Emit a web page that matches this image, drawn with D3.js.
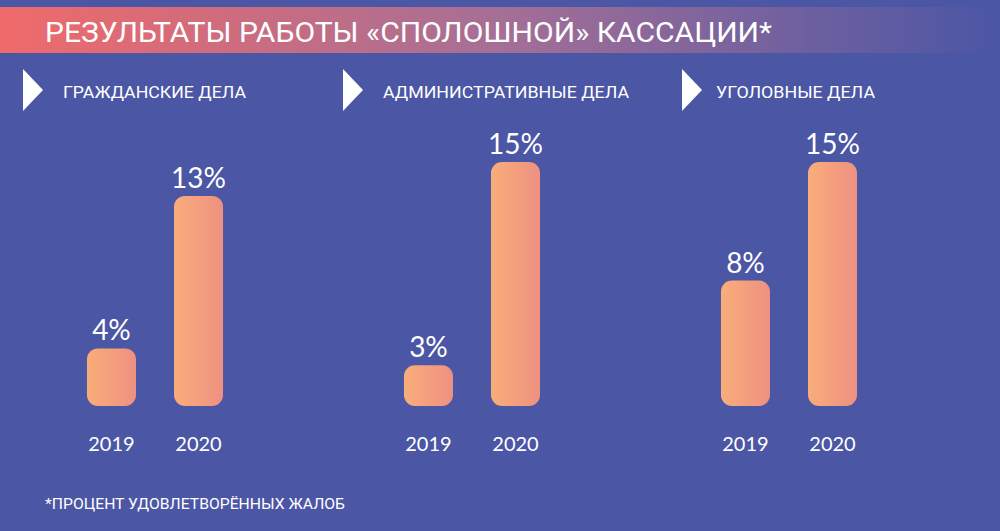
* * *
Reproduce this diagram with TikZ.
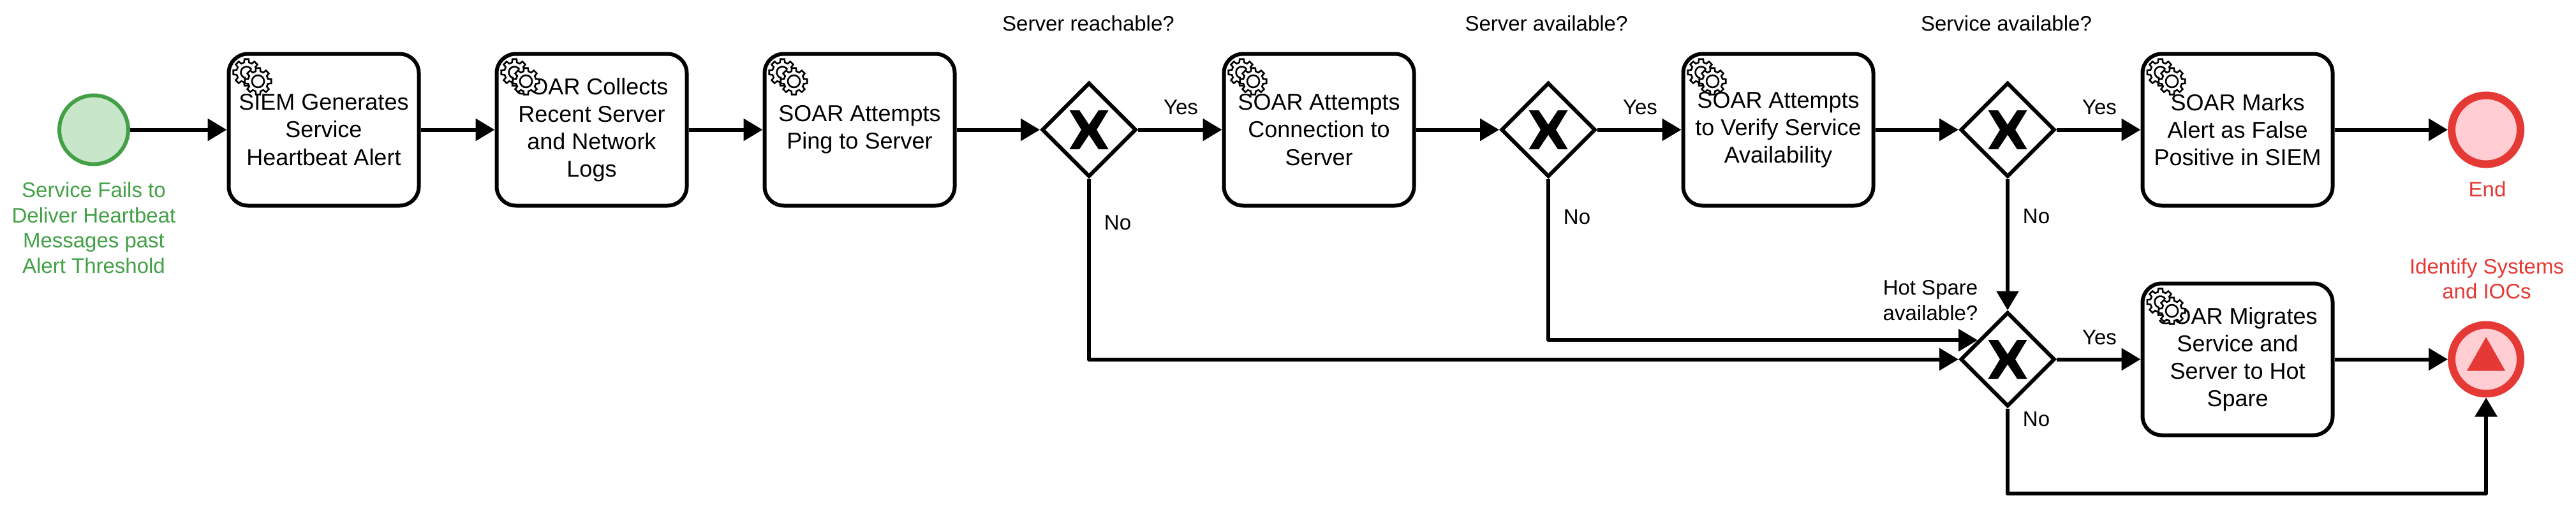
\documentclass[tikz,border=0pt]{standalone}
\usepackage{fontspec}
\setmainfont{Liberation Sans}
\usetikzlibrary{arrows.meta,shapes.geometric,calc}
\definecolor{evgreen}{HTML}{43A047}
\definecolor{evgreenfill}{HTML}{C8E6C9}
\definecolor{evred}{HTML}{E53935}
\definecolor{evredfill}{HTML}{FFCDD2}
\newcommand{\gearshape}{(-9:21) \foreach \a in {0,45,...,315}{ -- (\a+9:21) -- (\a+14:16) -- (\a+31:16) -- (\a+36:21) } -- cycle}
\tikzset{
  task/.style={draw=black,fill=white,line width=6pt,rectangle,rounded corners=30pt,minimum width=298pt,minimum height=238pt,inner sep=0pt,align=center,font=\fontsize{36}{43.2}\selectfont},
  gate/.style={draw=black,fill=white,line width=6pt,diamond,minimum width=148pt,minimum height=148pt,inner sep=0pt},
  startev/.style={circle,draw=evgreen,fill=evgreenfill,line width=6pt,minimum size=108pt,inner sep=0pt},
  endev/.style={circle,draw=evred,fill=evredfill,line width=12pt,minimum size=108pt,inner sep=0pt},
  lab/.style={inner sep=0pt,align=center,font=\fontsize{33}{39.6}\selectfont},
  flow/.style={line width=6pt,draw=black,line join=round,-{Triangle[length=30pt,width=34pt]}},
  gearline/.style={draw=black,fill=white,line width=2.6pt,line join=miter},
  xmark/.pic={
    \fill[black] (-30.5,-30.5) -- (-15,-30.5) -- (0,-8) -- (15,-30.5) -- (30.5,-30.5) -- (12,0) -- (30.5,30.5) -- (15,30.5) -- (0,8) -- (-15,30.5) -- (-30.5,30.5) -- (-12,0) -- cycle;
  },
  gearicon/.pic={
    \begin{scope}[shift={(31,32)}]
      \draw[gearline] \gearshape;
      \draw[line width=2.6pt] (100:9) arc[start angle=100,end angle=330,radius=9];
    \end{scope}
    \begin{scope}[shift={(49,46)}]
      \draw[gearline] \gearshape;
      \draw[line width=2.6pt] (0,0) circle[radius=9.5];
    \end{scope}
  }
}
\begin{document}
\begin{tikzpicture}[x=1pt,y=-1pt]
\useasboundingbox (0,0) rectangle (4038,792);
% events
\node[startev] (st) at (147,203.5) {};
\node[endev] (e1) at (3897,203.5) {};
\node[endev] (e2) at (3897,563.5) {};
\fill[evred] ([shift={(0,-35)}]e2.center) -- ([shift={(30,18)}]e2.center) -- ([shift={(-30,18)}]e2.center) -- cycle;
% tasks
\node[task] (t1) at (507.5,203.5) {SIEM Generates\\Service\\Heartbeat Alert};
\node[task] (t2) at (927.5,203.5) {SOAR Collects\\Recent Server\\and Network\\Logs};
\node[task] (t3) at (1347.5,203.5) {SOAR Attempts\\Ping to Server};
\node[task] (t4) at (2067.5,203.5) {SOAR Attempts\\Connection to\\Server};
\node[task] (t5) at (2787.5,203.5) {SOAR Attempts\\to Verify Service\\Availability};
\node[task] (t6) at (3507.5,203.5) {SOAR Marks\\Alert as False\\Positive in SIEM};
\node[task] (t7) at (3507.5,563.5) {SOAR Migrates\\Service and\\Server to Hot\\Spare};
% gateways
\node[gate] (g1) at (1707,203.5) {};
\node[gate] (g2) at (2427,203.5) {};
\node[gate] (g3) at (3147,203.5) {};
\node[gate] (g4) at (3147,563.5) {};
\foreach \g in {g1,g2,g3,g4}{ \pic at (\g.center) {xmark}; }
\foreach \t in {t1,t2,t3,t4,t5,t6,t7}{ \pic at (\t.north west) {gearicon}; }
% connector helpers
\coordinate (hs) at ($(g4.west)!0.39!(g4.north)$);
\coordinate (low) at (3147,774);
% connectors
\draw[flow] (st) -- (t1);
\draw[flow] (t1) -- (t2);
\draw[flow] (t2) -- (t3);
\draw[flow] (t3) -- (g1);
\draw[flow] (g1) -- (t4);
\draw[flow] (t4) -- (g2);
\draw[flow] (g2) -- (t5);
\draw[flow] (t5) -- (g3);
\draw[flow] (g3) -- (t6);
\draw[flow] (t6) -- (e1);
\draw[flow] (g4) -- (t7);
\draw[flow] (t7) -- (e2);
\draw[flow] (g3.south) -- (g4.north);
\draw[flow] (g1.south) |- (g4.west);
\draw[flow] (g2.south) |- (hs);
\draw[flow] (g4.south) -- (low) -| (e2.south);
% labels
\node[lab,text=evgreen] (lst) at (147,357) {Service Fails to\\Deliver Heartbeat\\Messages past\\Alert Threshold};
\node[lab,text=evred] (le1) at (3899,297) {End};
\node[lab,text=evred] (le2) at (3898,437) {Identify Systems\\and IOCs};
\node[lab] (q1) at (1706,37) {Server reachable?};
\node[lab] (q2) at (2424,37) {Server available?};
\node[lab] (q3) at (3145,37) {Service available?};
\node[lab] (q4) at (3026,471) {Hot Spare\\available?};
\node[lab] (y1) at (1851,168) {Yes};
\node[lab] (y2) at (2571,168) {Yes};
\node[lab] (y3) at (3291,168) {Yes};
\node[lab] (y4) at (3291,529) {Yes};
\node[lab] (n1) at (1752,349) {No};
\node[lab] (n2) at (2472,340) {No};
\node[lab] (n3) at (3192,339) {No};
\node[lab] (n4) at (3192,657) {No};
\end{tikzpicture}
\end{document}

Written problem: Using the material above, count the lines containing the word "this". Reply with the number alone.

Reply to the exercise: 2